Bleak job numbers bad news for Obama, ammo for Romney, 6 months before election

The Canadian Press

WASHINGTON - Bleak American jobs numbers for the month of May are spurring fears that the fragile U.S. economic recovery has sputtered to a virtual standstill — an ominous development for President Barack Obama just six months before the November election.

The U.S. economy added only 69,000 jobs in May, the puniest number of the year so far, while the unemployment rate ticked up a notch to 8.2 per cent from 8.1 per cent in April.

The new data is reflective of a steadily downward trend in job creation from the high of 227,000 jobs created in February.

Wall Street responded quickly to the dismal jobs numbers. The Dow Jones industrial average plunged more than 200 points, putting the index on track for its biggest single-day plummet since November.

Not surprisingly, Republicans pounced on the bad news, saying it provides further evidence that the "job-killing" Obama presidency has been a grave failure.

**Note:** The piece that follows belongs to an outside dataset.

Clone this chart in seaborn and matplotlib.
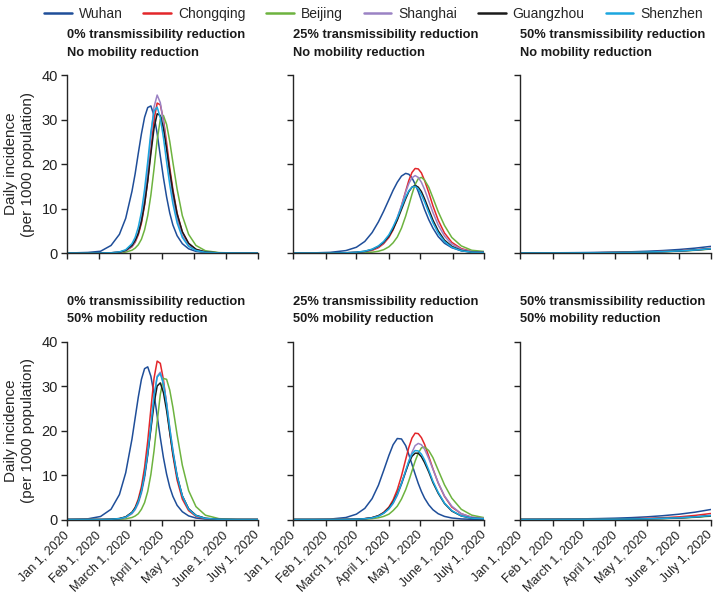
import matplotlib
matplotlib.use("Agg")
import matplotlib.pyplot as plt
import numpy as np
import pandas as pd
import seaborn as sns

cities = ["Wuhan", "Chongqing", "Beijing", "Shanghai", "Guangzhou", "Shenzhen"]
city_colors = ["#1f4e99", "#e3262a", "#6db33f", "#9b82c4", "#1a1a1a", "#1ca6df"]

days_early = [0, 20, 32, 42, 50, 56, 62, 65, 68, 71, 74, 77, 80, 83, 86, 89, 92,
              95, 98, 101, 105, 110, 116, 123, 132, 145, 162, 182]
days_mid = [0, 20, 35, 50, 60, 68, 75, 81, 86, 91, 95, 99, 103, 107, 110, 113, 116,
            119, 122, 125, 129, 133, 138, 144, 151, 160, 170, 182]
days_late = [0, 15, 31, 45, 60, 75, 91, 106, 121, 136, 152, 167, 182]

# 0% transmissibility reduction, no mobility reduction
t0_m0 = {
    "Wuhan": [0.0, 0.13, 0.4, 1.7, 4.2, 7.8, 13.9, 17.8, 22.4, 26.8, 30.5, 32.7, 33.05, 30.9,
              26.9, 21.8, 16.9, 12.6, 9.0, 6.3, 3.9, 2.1, 0.95, 0.37, 0.11, 0.01, 0, 0],
    "Chongqing": [0, 0, 0, 0.04, 0.16, 0.48, 1.4, 2.4, 4.1, 6.7, 10.8, 16.3, 23.2, 29.9,
                  33.7, 33.3, 30.0, 24.8, 19.2, 14.3, 9.0, 4.7, 2.1, 0.8, 0.22, 0.03, 0, 0],
    "Beijing": [0, 0, 0, 0.02, 0.07, 0.21, 0.63, 1.1, 1.85, 3.1, 5.2, 8.4, 13.0, 18.9,
                25.4, 30.0, 30.9, 28.9, 25.1, 20.4, 14.4, 8.4, 4.2, 1.7, 0.52, 0.09, 0.01, 0],
    "Shanghai": [0, 0, 0, 0.04, 0.16, 0.49, 1.5, 2.6, 4.5, 7.5, 12.2, 18.5, 26.1, 32.8,
                 35.5, 33.8, 29.4, 23.5, 17.7, 12.7, 7.7, 3.9, 1.7, 0.61, 0.16, 0.02, 0, 0],
    "Guangzhou": [0, 0, 0, 0.05, 0.21, 0.6, 1.7, 2.8, 4.4, 7.1, 11.0, 16.2, 22.3, 28.0,
                  31.3, 30.9, 28.0, 23.4, 18.4, 13.8, 8.8, 4.8, 2.2, 0.84, 0.24, 0.04, 0, 0],
    "Shenzhen": [0, 0, 0.01, 0.06, 0.25, 0.74, 2.1, 3.5, 5.8, 9.2, 14.3, 20.5, 27.2, 31.9,
                 32.8, 30.4, 25.9, 20.5, 15.4, 11.1, 6.8, 3.5, 1.5, 0.58, 0.16, 0.02, 0, 0],
}

# 25% transmissibility reduction, no mobility reduction
t25_m0 = {
    "Wuhan": [0.0, 0.04, 0.15, 0.55, 1.3, 2.6, 4.6, 7.0, 9.4, 12.0, 14.1, 15.9, 17.3, 17.9,
              17.7, 16.9, 15.5, 13.8, 11.8, 9.8, 7.5, 5.6, 3.7, 2.2, 1.2, 0.5, 0.2, 0.06],
    "Chongqing": [0, 0, 0, 0.03, 0.11, 0.27, 0.6, 1.2, 2.1, 3.5, 5.2, 7.6, 10.6, 13.9,
                  16.3, 18.1, 19.0, 18.9, 18.0, 16.3, 13.6, 10.6, 7.4, 4.5, 2.4, 1.0, 0.38, 0.2],
    "Beijing": [0, 0, 0, 0, 0.03, 0.08, 0.19, 0.4, 0.75, 1.4, 2.3, 3.6, 5.6, 8.3,
                10.7, 13.2, 15.4, 16.7, 17.0, 16.4, 14.8, 12.4, 9.3, 6.2, 3.5, 1.6, 0.62, 0.35],
    "Shanghai": [0, 0, 0, 0.05, 0.14, 0.33, 0.71, 1.4, 2.3, 3.8, 5.6, 8.0, 10.7, 13.7,
                 15.6, 16.9, 17.4, 17.0, 15.9, 14.3, 11.7, 9.1, 6.3, 3.8, 2.0, 0.84, 0.31, 0.2],
    "Guangzhou": [0, 0, 0.01, 0.06, 0.17, 0.38, 0.8, 1.5, 2.4, 3.8, 5.4, 7.4, 9.8, 12.2,
                  13.8, 14.8, 15.2, 14.8, 13.8, 12.2, 9.8, 7.4, 5.0, 2.9, 1.5, 0.58, 0.21, 0.15],
    "Shenzhen": [0, 0, 0.01, 0.06, 0.18, 0.42, 0.87, 1.6, 2.6, 4.1, 5.9, 7.9, 10.3, 12.6,
                 14.0, 14.8, 15.0, 14.4, 13.1, 11.5, 9.1, 6.8, 4.5, 2.6, 1.3, 0.51, 0.18, 0.12],
}

# 50% transmissibility reduction, no mobility reduction
t50_m0 = {
    "Wuhan": [0.02, 0.03, 0.05, 0.07, 0.1, 0.14, 0.2, 0.28, 0.4, 0.56, 0.8, 1.1, 1.5],
    "Chongqing": [0.01, 0.015, 0.02, 0.03, 0.05, 0.07, 0.11, 0.16, 0.24, 0.35, 0.5, 0.72, 1.05],
    "Beijing": [0.01, 0.01, 0.015, 0.025, 0.04, 0.06, 0.09, 0.13, 0.2, 0.29, 0.42, 0.62, 0.9],
    "Shanghai": [0.01, 0.015, 0.02, 0.03, 0.045, 0.065, 0.1, 0.15, 0.22, 0.33, 0.48, 0.7, 1.0],
    "Guangzhou": [0.01, 0.015, 0.02, 0.03, 0.045, 0.065, 0.1, 0.14, 0.21, 0.31, 0.45, 0.66, 0.95],
    "Shenzhen": [0.01, 0.015, 0.02, 0.03, 0.05, 0.07, 0.1, 0.15, 0.22, 0.32, 0.47, 0.68, 0.98],
}

# 0% transmissibility reduction, 50% mobility reduction
t0_m50 = {
    "Wuhan": [0.01, 0.16, 0.68, 2.3, 5.6, 10.5, 18.1, 22.8, 27.5, 31.5, 33.9, 34.3, 32.2, 28.3,
              23.3, 18.4, 13.9, 10.2, 7.3, 5.2, 3.2, 1.75, 0.81, 0.33, 0.1, 0.01, 0, 0],
    "Chongqing": [0, 0, 0, 0.05, 0.19, 0.56, 1.6, 2.7, 4.6, 7.4, 11.7, 17.6, 24.8, 31.7,
                  35.6, 35.1, 31.4, 25.8, 19.7, 14.4, 8.9, 4.6, 2.0, 0.72, 0.19, 0.03, 0, 0],
    "Beijing": [0, 0, 0, 0.01, 0.05, 0.15, 0.45, 0.78, 1.3, 2.3, 3.8, 6.3, 10.1, 15.4,
                21.9, 28.1, 31.7, 31.5, 29.1, 25.2, 19.1, 12.2, 6.5, 2.9, 0.97, 0.19, 0.02, 0],
    "Shanghai": [0, 0, 0, 0.04, 0.15, 0.44, 1.3, 2.2, 3.6, 5.9, 9.3, 14.4, 20.6, 27.4,
                 32.2, 33.1, 30.7, 26.2, 20.6, 15.6, 9.9, 5.3, 2.4, 0.89, 0.25, 0.04, 0, 0],
    "Guangzhou": [0, 0, 0, 0.06, 0.22, 0.59, 1.6, 2.6, 4.1, 6.5, 9.9, 14.7, 20.3, 26.0,
                  30.0, 30.7, 28.5, 24.5, 19.6, 14.9, 9.7, 5.3, 2.4, 0.94, 0.27, 0.04, 0, 0],
    "Shenzhen": [0, 0, 0, 0.05, 0.19, 0.53, 1.5, 2.4, 4.0, 6.3, 10.0, 14.9, 21.1, 27.8,
                 32.0, 32.8, 30.4, 25.9, 20.5, 15.4, 9.8, 5.3, 2.3, 0.88, 0.24, 0.04, 0, 0],
}

# 25% transmissibility reduction, 50% mobility reduction
t25_m50 = {
    "Wuhan": [0, 0.02, 0.1, 0.45, 1.2, 2.5, 4.7, 7.7, 11.0, 14.4, 16.8, 18.2, 18.1, 16.6,
              14.6, 12.4, 10.2, 8.1, 6.3, 4.8, 3.3, 2.2, 1.3, 0.7, 0.34, 0.13, 0.05, 0.02],
    "Chongqing": [0, 0, 0, 0.02, 0.06, 0.18, 0.41, 0.85, 1.6, 2.8, 4.4, 6.7, 9.8, 13.5,
                  16.2, 18.3, 19.4, 19.3, 18.4, 16.9, 14.2, 11.4, 8.2, 5.2, 2.8, 1.3, 0.49, 0.25],
    "Beijing": [0, 0, 0, 0, 0.03, 0.08, 0.19, 0.39, 0.7, 1.2, 2.0, 3.0, 4.6, 6.7,
                8.7, 10.9, 13.1, 14.9, 16.1, 16.3, 15.5, 13.9, 11.1, 7.8, 4.8, 2.3, 0.98, 0.4],
    "Shanghai": [0, 0, 0, 0.02, 0.07, 0.17, 0.38, 0.77, 1.4, 2.4, 3.6, 5.4, 7.9, 10.7,
                 13.1, 15.1, 16.6, 17.1, 16.8, 15.8, 13.7, 11.3, 8.3, 5.3, 3.0, 1.3, 0.52, 0.25],
    "Guangzhou": [0, 0, 0, 0.02, 0.07, 0.19, 0.42, 0.85, 1.5, 2.6, 3.9, 5.8, 8.1, 10.8,
                  12.7, 14.2, 14.9, 14.9, 14.1, 12.8, 10.7, 8.3, 5.9, 3.6, 1.9, 0.8, 0.3, 0.15],
    "Shenzhen": [0, 0, 0, 0.02, 0.06, 0.16, 0.37, 0.75, 1.4, 2.4, 3.7, 5.6, 8.1, 11.0,
                 13.1, 14.7, 15.5, 15.4, 14.7, 13.4, 11.1, 8.6, 6.1, 3.7, 2.0, 0.83, 0.31, 0.15],
}

# 50% transmissibility reduction, 50% mobility reduction
t50_m50 = {
    "Wuhan": [0.02, 0.04, 0.07, 0.1, 0.15, 0.21, 0.3, 0.42, 0.6, 0.85, 1.2, 1.65, 2.25],
    "Chongqing": [0.01, 0.015, 0.025, 0.035, 0.05, 0.075, 0.11, 0.17, 0.26, 0.4, 0.6, 0.92, 1.35],
    "Beijing": [0.01, 0.01, 0.015, 0.02, 0.03, 0.04, 0.06, 0.09, 0.14, 0.21, 0.32, 0.5, 0.75],
    "Shanghai": [0.01, 0.01, 0.02, 0.025, 0.035, 0.05, 0.075, 0.11, 0.17, 0.26, 0.4, 0.62, 0.95],
    "Guangzhou": [0.01, 0.01, 0.015, 0.02, 0.03, 0.045, 0.07, 0.1, 0.15, 0.23, 0.36, 0.55, 0.85],
    "Shenzhen": [0.01, 0.01, 0.015, 0.025, 0.035, 0.05, 0.07, 0.105, 0.16, 0.25, 0.38, 0.58, 0.9],
}

panels = [
    ("0% transmissibility reduction\nNo mobility reduction", days_early, t0_m0),
    ("25% transmissibility reduction\nNo mobility reduction", days_mid, t25_m0),
    ("50% transmissibility reduction\nNo mobility reduction", days_late, t50_m0),
    ("0% transmissibility reduction\n50% mobility reduction", days_early, t0_m50),
    ("25% transmissibility reduction\n50% mobility reduction", days_mid, t25_m50),
    ("50% transmissibility reduction\n50% mobility reduction", days_late, t50_m50),
]

month_ticks = pd.date_range("2020-01-01", "2020-07-01", freq="MS")
month_labels = ["Jan 1, 2020", "Feb 1, 2020", "March 1, 2020", "April 1, 2020",
                "May 1, 2020", "June 1, 2020", "July 1, 2020"]

sns.set_style("ticks")
plt.rcParams["font.family"] = ["Liberation Sans", "DejaVu Sans"]
plt.rcParams["axes.linewidth"] = 1.0

palette = dict(zip(cities, city_colors))
start = pd.Timestamp("2020-01-01")

fig, axes = plt.subplots(2, 3, figsize=(7.18, 5.94), dpi=100)
fig.subplots_adjust(left=0.0933, right=0.99, bottom=0.1254, top=0.8737,
                    wspace=0.187, hspace=0.497)

for i, (ax, (title, days, series)) in enumerate(zip(axes.flat, panels)):
    rows = []
    for city in cities:
        for d, v in zip(days, series[city]):
            rows.append({"date": start + pd.Timedelta(days=d), "city": city, "incidence": v})
    df = pd.DataFrame(rows)
    sns.lineplot(data=df, x="date", y="incidence", hue="city", hue_order=cities,
                 palette=palette, lw=1.1, ax=ax, legend=(i == 0))

    ax.set_xlim(month_ticks[0], month_ticks[-1])
    ax.set_ylim(0, 40)
    ax.set_yticks([0, 10, 20, 30, 40])
    ax.set_xticks(month_ticks)
    ax.set_title(title, loc="left", fontsize=9.3, fontweight="bold", pad=14,
                 linespacing=1.6, color="#1a1a1a")
    sns.despine(ax=ax)
    ax.tick_params(length=4, width=1.0, colors="#222222", labelsize=10.5, pad=2.5)
    ax.set_xlabel("")
    if i % 3 == 0:
        ax.set_ylabel("Daily incidence\n(per 1000 population)", fontsize=11,
                      linespacing=1.2)
        ax.yaxis.set_label_coords(-0.17, 0.5)
    else:
        ax.set_ylabel("")
        ax.set_yticklabels([])
    if i >= 3:
        ax.set_xticklabels(month_labels, rotation=45, ha="right", va="center",
                           rotation_mode="anchor", fontsize=9)
        ax.tick_params(axis="x", pad=6)
    else:
        ax.set_xticklabels([])

handles, labels = axes[0, 0].get_legend_handles_labels()
axes[0, 0].get_legend().remove()
for h in handles:
    h.set_linewidth(1.8)
fig.legend(handles, labels, loc="upper center", bbox_to_anchor=(0.52, 1.01), ncol=6,
           frameon=False, fontsize=10, handlelength=2.0, columnspacing=1.5,
           handletextpad=0.5)

fig.savefig("out.png", dpi=100)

The jobs report is "devastating news for American workers and American families," Mitt Romney, who clinched the Republican presidential nomination earlier this week, said in a statement.

"This week has seen a cascade of one bad piece of economic news after another. Slowing GDP growth, plunging consumer confidence, an increase in unemployment claims, and now another dismal jobs report all stand as a harsh indictment of the president's handling of the economy."

Romney also mocked Obama's one-word campaign slogan, "forward." Instead, he said, the United States is moving backwards thanks to the president's economic policies.

"It is now clear to everyone that President Obama's policies have failed to achieve their goals and that the Obama economy is crushing America's middle class."

The White House was quick to push back in the face of the disappointing numbers, saying the long-term problems it inherited from the George W. Bush administration were not going to be solved "overnight." It added Americans should not get too discouraged by a solitary monthly report.

"We are still fighting back from the worst economic crisis since the Great Depression," Alan Krueger, chairman of the Council of Economic Advisers, said in a statement.

"Monthly employment and unemployment figures can be volatile, and employment estimates can be subject to substantial revision. Therefore, it is important not to read too much into any one monthly report and it is helpful to consider each report in the context of other data that are becoming available."

The U.S. economy, for example, has added private sector jobs for 27 straight months, Krueger pointed out, for a total 4.3 million payroll jobs over that period. Prior to that, it had bled eight million jobs at the height of the recession, when Bush was still in office.

"The economy is growing but it is not growing fast enough," Krueger said.

Nonetheless, there's little doubt a stalled economic recovery poses a serious threat to Obama's re-election prospects and contributes to perceptions, rightly or wrongly, that his administration can't get a handle on how to spur growth.

White House officials have long argued that Obama's stimulus spending prevented the economy from falling into a full-fledged depression, but have faced difficulties trying to prove they stopped something that didn't happen.

For weeks, Obama's campaign has been trying, without much success, to challenge Romney's assertion that he has the economic gravitas that the president sorely lacks. They have questioned his job creation record as Massachusetts governor and attacked his work at the helm of private equity firm Bain Capital.

But Friday's job report all but mutes that message, says one political expert.

American voters have long judged the incumbent when it comes to the economy, and when suffering, have little sympathy for whatever situation he may have inherited. That means a president's rival for the White House doesn't need to do much more than point at the bad news, says Andrew Smith, a political scientist at the University of New Hampshire.

"These numbers are really problematic for Obama, because it makes it so much easier for Romney to make the case that the president has failed," he said Friday.

"Romney doesn't have to argue that he'd do it better, that he'd fix the mess — he simply has to say Obama has failed to fix it. He's in a much better position, because how can Obama effectively argue that he has the winning formula now? Bad news is good news right now for the Romney campaign."

Republicans, indeed, say the election will amount to a referendum on Obama's handling of the economy.

John Boehner, the speaker of the House of Representatives, said Friday that the new jobs report should make it clear to Americans how they should cast their ballots in November.

"Republicans have a plan for America's job creators designed to remove the government barriers holding back economic growth and hurting job creation," he told a Capitol Hill news conference, in which he dubbed the new jobs report as "the sad new normal."

"It's clear that the policies that we have seen are not working."